Un couple est perdu dans les montagnes. Trouvant refuge dans une maison abandonnée, la femme est prise d'hallucinations fiévreuses. Cherchant de l'aide, son mari rencontre un mystérieux prêtre, qui rapproche les visions cauchemardesques d'une malédiction ayant frappé la région cent ans plus tôt : Suite à l'assassinat d'une famille, un chat hante les environs pour se réincarner en méchante sorcière et de se venger des bourreaux de ses maîtres.

Le folklore japonais est riche en histoires de fantômes. De nombreux contes et légendes transmis à travers les générations ont créé maintes créatures spécifiques au Pays du Soleil Levant. Le chat tient une place toute particulière dans la mythologie et notamment du temps du Japon féodal. Importé par un riche marchand de la Chine au XIIe siècle, le chat était dit diabolique, mesquin, déchirant les minces murs de maisons en papier et se faisant ses griffes sur tous supports de bois. Le bruit courait, que le serpent et le chat avaient été les deux seuls animaux à ne pas avoir pleuré la mort de Bouddha, le félin ayant même chassé le rat, parti chercher de la médecine pour le religieux souffrant. La superstition voulait, que les queues des félins se devaient d'être coupés, sinon l'animal deviendrait un nekomata (chat gobelin). Les gens pensaient également qu'en vieillissant, le chat se transformait en obake-neko (fantôme) et saurait contrôler les esprits malveillants. L'immédiate après-guerre était une nouvelle fois propice à l'éclosion d'un nouveau genre : les kaidan eiga (films de fantômes). Les âmes sont dits de pouvoir reposer en paix, que lorsque les morts ont été humblement enterrés et leurs fautes expiées. Le traumatisme occasionné par la Seconde Guerre Mondiale, les milliers de morts ou de disparus et la nation meurtrie elle-même servait donc de parfaite métaphore aux histoires de fantômes. Contes, légendes et pièces de kabuki étaient recyclés à tour de bras par bon nombre de réalisateurs et leur assuraient une forte popularité parmi un public friand du genre. Les studios de la Shintoho avaient été les premiers à lancer la mode, mai suite à leur faillite au début des années '60s, d'autres studios comme la Daiei, la Toho et la Toei leur enjoignaient le pas.

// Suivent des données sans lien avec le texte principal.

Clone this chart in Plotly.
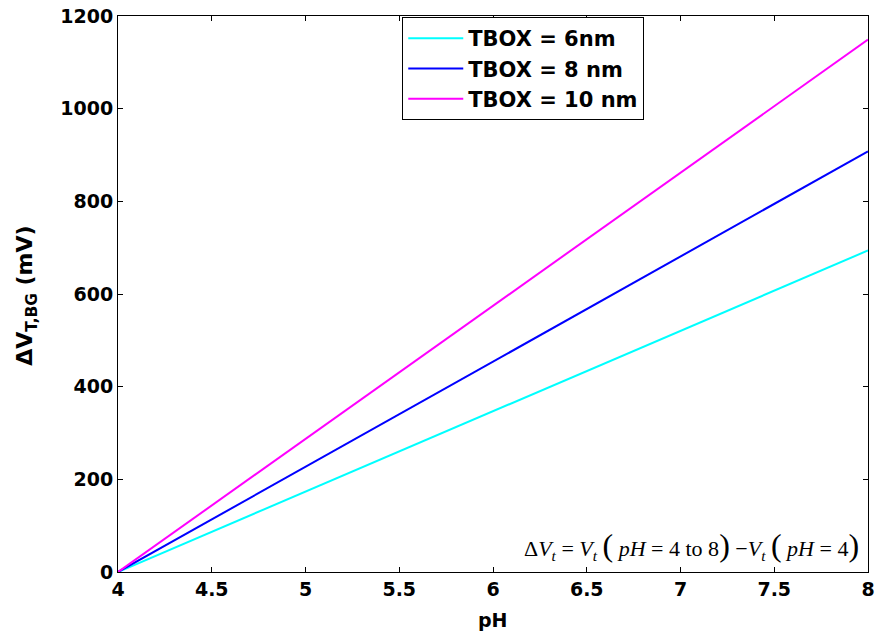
import plotly.graph_objects as go

ph = [4, 8]
tbox6 = [0, 694]
tbox8 = [0, 908]
tbox10 = [0, 1149]
names = ["TBOX = 6nm", "TBOX = 8 nm", "TBOX = 10 nm"]
colors = ["#00FFFF", "#0000FF", "#FF00FF"]
xticks = [4, 4.5, 5, 5.5, 6, 6.5, 7, 7.5, 8]
xticklabels = ["4", "4.5", "5", "5.5", "6", "6.5", "7", "7.5", "8"]
yticks = [0, 200, 400, 600, 800, 1000, 1200]

SANS = "DejaVu Sans, Arial, sans-serif"

fig = go.Figure()
for ys, n, c in zip([tbox6, tbox8, tbox10], names, colors):
    fig.add_trace(go.Scatter(x=ph, y=ys, mode="lines", name="<b>%s</b>" % n,
                             line=dict(color=c, width=2)))

fig.update_layout(
    width=880, height=637,
    margin=dict(l=118, r=12, t=16, b=65),
    paper_bgcolor="white", plot_bgcolor="white",
    font=dict(family=SANS, size=18, color="black"),
    showlegend=True,
    legend=dict(x=0.379, y=0.998, xanchor="left", yanchor="top",
                bordercolor="black", borderwidth=1, bgcolor="white",
                font=dict(family=SANS, size=21, color="black"),
                tracegroupgap=0, itemwidth=55),
)
fig.update_xaxes(range=[4, 8], tickvals=xticks, ticktext=["<b>%s</b>" % t for t in xticklabels],
                 ticks="inside", ticklen=5, tickcolor="black", showline=True, linecolor="black",
                 linewidth=1, mirror="ticks", showgrid=False, zeroline=False, automargin=False,
                 tickfont=dict(family=SANS, size=19))
fig.update_yaxes(range=[0, 1200], tickvals=yticks, ticktext=["<b>%d</b>" % t for t in yticks],
                 ticks="inside", ticklen=5, tickcolor="black", showline=True, linecolor="black",
                 linewidth=1, mirror="ticks", showgrid=False, zeroline=False, automargin=False,
                 tickfont=dict(family=SANS, size=19))

# axis titles
fig.add_annotation(x=0.5, y=-0.086, xref="paper", yref="paper", xanchor="center", yanchor="middle",
                   text="<b>pH</b>", showarrow=False, font=dict(family=SANS, size=19, color="black"))
fig.add_annotation(x=-0.122, y=0.496, xref="paper", yref="paper", xanchor="center", yanchor="middle",
                   textangle=-90, text="<b>ΔV<sub>T,BG</sub> (mV)</b>", showarrow=False,
                   font=dict(family=SANS, size=22, color="black"))

LP = '<span style="font-size:32px">(</span>'
RP = '<span style="font-size:32px">)</span>'
eq = ("Δ<i>V</i><sub><i>t</i></sub> = <i>V</i><sub><i>t</i></sub> " + LP + " <i>pH</i> = 4 to 8" + RP +
      " −<i>V</i><sub><i>t</i></sub> " + LP + " <i>pH</i> = 4" + RP)
fig.add_annotation(x=0.99, y=0.048, xref="paper", yref="paper", xanchor="right", yanchor="middle",
                   text=eq, showarrow=False,
                   font=dict(family="Liberation Serif, Times New Roman, serif", size=22, color="black"))

fig.write_html("out.html", post_script="document.body.style.margin='0';",
               config={"displayModeBar": False})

Ishikawa a su profiter de l'émulation des films du genre pour réaliser lui-même quelques rares métrages. Il reprend le scénario - auquel il avait participé deux ans plus tôt - de The Mansion of the Ghost Cat, qui raconte l'histoire d'une servante aux prises avec un chat possédé voulant se venger de l'assassinat de ses maîtres. L'intrigue de Ghost Cat of Otama Pond s'attache davantage à décrire les faits passés. Se passant au présent, un jeune couple perdu dans la campagne rencontre un mystérieux prêtre, qui leur raconte les origines de la malédiction. Visiblement fort inspiré du gothique des productions britanniques des studios de la Hammer, Ishikawa mise surtout sur une ambiance particulière et une esthétique soignée. Si le début présentant le couple en train de vaguer dans un paysage marécageux désolé est laborieux, il n'en reste pas moins une intelligente mise en place d'une atmosphère inquiétante et menaçante. La première hallucination de la jeune femme est réalisée de manière très efficace et n'a rien à envier à la renaissance actuelle du genre, rapide travelling avant sur la sorcière inclus. Une fois l'ambiance instaurée, Ishikawa passe la vitesse supérieure en ponctuant une intrigue autrement classique de nombreux effets chocs d'apparitions fantômesques et cadavériques jusqu'à aboutir à une finale surfaite, où la véritable charge visuelle perd malheureusement son spectateur décontenancé en route. Si les effets spéciaux ne sont pas toujours à la hauteur, le minutieux travail sur l'éclairage compense les faiblesses dues à leur époque et à un budget réduit. Apparitions monstrueuses plongées dans une teinte verdâtre, le pont évoqué dans le titre et le marécage sont d'un rouge écarlate en référence au sang des nombreux victimes. De véritables morceaux de bravoure que ne devrait pas renier le réalisateur italien Dario Argento. Enfin, l'envoûtant score composé par Watanabe Chumei sert parfaitement l'inquiétante atmosphère.

Certes pas un classique de son genre par une histoire peu originale, une direction d'acteurs et une mise en scène approximatives et certaines séquences hilarantes de nullité, le film se place pourtant loin au-dessus de bon nombre d'œuvres opportunistes du même acabit et reste plus que jamais d'actualité devant la renaissance d'un genre… finalement pas si novateur.